For Trump, who has long viewed himself as a wrecking ball within the party, it's the same playbook he ran in his successful 2016 campaign and his failed 2020 re-election bid.

It comes as a growing chorus of Republicans blame him for their weaker-than-expected performance in midterm congressional elections.

Republican luminaries such as former New Jersey Governor Chris Christie and former congressman Paul Ryan and conservative outlets such as Fox News Channel and the Wall Street Journal have criticised Trump for injecting himself into the midterms, arguing his involvement spurred Democratic turnout and alienated independent voters.

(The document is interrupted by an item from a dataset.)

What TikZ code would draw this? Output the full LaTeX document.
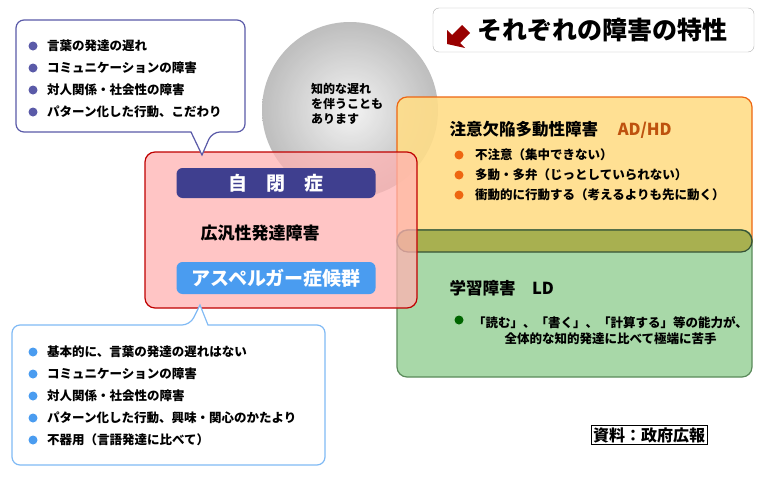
\documentclass[tikz,border=0pt]{standalone}
\usepackage{fontspec}
\setmainfont{Noto Sans CJK JP}
\newfontfamily\jpbase{Noto Sans CJK JP}
\newcommand\jpb{\jpbase\bfseries}
\usetikzlibrary{calc}
\definecolor{autblue}{HTML}{3F3F8F}
\definecolor{calloutblue}{HTML}{5A5AA8}
\definecolor{aspblue}{HTML}{4A9CF0}
\definecolor{adorange}{HTML}{EE6611}
\definecolor{adfill}{HTML}{FFDD88}
\definecolor{ldgreen}{HTML}{5A8A5A}
\definecolor{ldfill}{HTML}{A8D8A8}
\definecolor{bandfill}{HTML}{A8B050}
\tikzset{
  item/.style={anchor=west, font=\jpb\fontsize{12.5}{16}\selectfont, inner sep=1pt},
  dot/.style={circle, fill=#1, inner sep=0pt, minimum size=9pt},
  bar/.style={rounded corners=6pt, fill=#1, text=white, font=\jpb\fontsize{19}{22}\selectfont}
}
\begin{document}
\begin{tikzpicture}[x=1pt,y=-1pt]
                \useasboundingbox (0,0) rectangle (764,479);
                \fill[white] (0,0) rectangle (764,479);

                % Title
                \draw[gray!60, rounded corners=6pt, fill=white] (433,8) rectangle (754,52);
                \fill[red!60!black] (447,44) -- (447,30) -- (452,35) -- (462,25) -- (470,33) -- (460,43) -- (465,48) -- cycle;
                \node[anchor=west, font=\jpb\fontsize{25}{28}\selectfont] (title) at (474,30) {それぞれの障害の特性};

                % Gray circle
                \shade[inner color=gray!10, outer color=gray!60, opacity=0.85] (350,110) circle (88);
                \node[font=\jpb\fontsize{12}{15}\selectfont, align=left] (iq) at (347,104) {知的な遅れ\\を伴うことも\\あります};

                % AD/HD and LD boxes
                \draw[adorange, very thick, fill=adfill, rounded corners=10pt, fill opacity=0.9] (397,97) rectangle (752,252);
                \draw[ldgreen, very thick, fill=ldfill, rounded corners=10pt] (397,230) rectangle (752,377);
                \draw[ldgreen!60!black, very thick, fill=bandfill, rounded corners=11pt] (397,230) rectangle (752,252);
                \node[anchor=west, font=\jpb\fontsize{16.5}{19}\selectfont] (adhd) at (446,130) {注意欠陥多動性障害\hspace{1.2em}\textcolor{adorange!80!black}{AD/HD}};
                \foreach \y/\t in {155/不注意（集中できない）, 175/多動・多弁（じっとしていられない）, 195/衝動的に行動する（考えるよりも先に動く）}
                  \node[item] at (474,\y) {\t};
                \foreach \y in {155,175,195}
                  \node[dot=adorange] at (459,\y) {};
                \node[anchor=west, font=\jpb\fontsize{16.5}{19}\selectfont] (ld) at (446,288) {学習障害\hspace{1em}LD};
                \node[dot=green!40!black] (lddot) at (459,320) {};
                \node[item, align=center] (ldtext) at (472,331) {「読む」、「書く」、「計算する」等の能力が、\\全体的な知的発達に比べて極端に苦手};

                % PDD box
                \draw[red!75!black, very thick, fill=red!30, fill opacity=0.75, rounded corners=10pt] (145,152) rectangle (417,308);
                \node[bar=autblue, minimum width=199pt, minimum height=30pt] (aut) at (276,183) {自　閉　症};
                \node[font=\jpb\fontsize{17}{20}\selectfont] (pdd) at (260,233) {広汎性発達障害};
                \node[bar=aspblue, minimum width=199pt, minimum height=32pt] (asp) at (276,278) {アスペルガー症候群};

                % Top callout
                \draw[calloutblue, very thick, fill=white, rounded corners=8pt] (16,20) -- (245,20) -- (245,132) -- (212,132) [sharp corners] -- (202,155) -- (191,132) [rounded corners=8pt] -- (16,132) -- cycle;
                \foreach \y/\t in {46/言葉の発達の遅れ, 68/コミュニケーションの障害, 90/対人関係・社会性の障害, 112/パターン化した行動、こだわり}
                  \node[item] at (46,\y) {\t};
                \foreach \y in {46,68,90,112}
                  \node[dot=calloutblue] at (33,\y) {};

                % Bottom callout
                \draw[aspblue!70, very thick, fill=white, rounded corners=8pt] (12,325) -- (190,325) [sharp corners] -- (200,305) -- (208,325) [rounded corners=8pt] -- (325,325) -- (325,465) -- (12,465) -- cycle;
                \foreach \y/\t in {352/基本的に、言葉の発達の遅れはない, 374/コミュニケーションの障害, 396/対人関係・社会性の障害, 418/パターン化した行動、興味・関心のかたより, 440/不器用（言語発達に比べて）}
                  \node[item] at (46,\y) {\t};
                \foreach \y in {352,374,396,418,440}
                  \node[dot=aspblue] at (33,\y) {};

                % Source
                \node[draw, thick, font=\jpb\fontsize{16}{18}\selectfont, inner sep=2pt] (src) at (649,435) {資料：政府広報};
\end{tikzpicture}
\end{document}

Trump blasted back, accusing the media without evidence of favouring DeSantis in a conspiracy to deny him the nomination.

Trump has a history of marginalising his opponents with derisive nicknames and rallying his supporters against them as he did in 2016 with rivals such as Jeb Bush and Marco Rubio.

"He frames people up and allows his supporters to knock them down," said a Florida Republican strategist, who asked not to be identified to protect his relationship with Trump.

People around Trump are trying to persuade him to soften his image, fearing his scorched-earth rhetoric is turning off voters, a senior adviser told Reuters.

They are also trying to get Trump to focus less on past grievances.

"The 2016 campaign was about solving problems and offering ideas," the adviser said.

"We are trying to convince him to talk about the future. We'll see what happens."

With the party splintering, some of Trump's allies are trying to publicly demonstrate their loyalty.

Elise Stefanik, the No. 3 Republican in the House of Representatives, endorsed him on Friday, though he has not yet launched a run and the first party primary is over a year away.

Representative Marjorie Taylor Greene of Georgia said on Twitter successful Republican governors should stay in place and not try to run for president.

Neither DeSantis, who was convincingly re-elected to a second term on Tuesday, nor Youngkin, a first-term governor, have announced a presidential bid although DeSantis is reportedly considering one.

In a Friday post on his Truth Social network, Trump called Youngkin "Young Kin" and said "sounds Chinese, doesn't it?".

Youngkin is not Chinese.

The day earlier, Trump posted a long harangue about DeSantis that again called him Ron "DeSanctimonious" and said he owed his political fortunes to Trump.

Two Florida Republicans close to DeSantis predicted the governor would be wary of responding directly, keeping his focus on the state's recovery from Hurricane Ian and policy issues.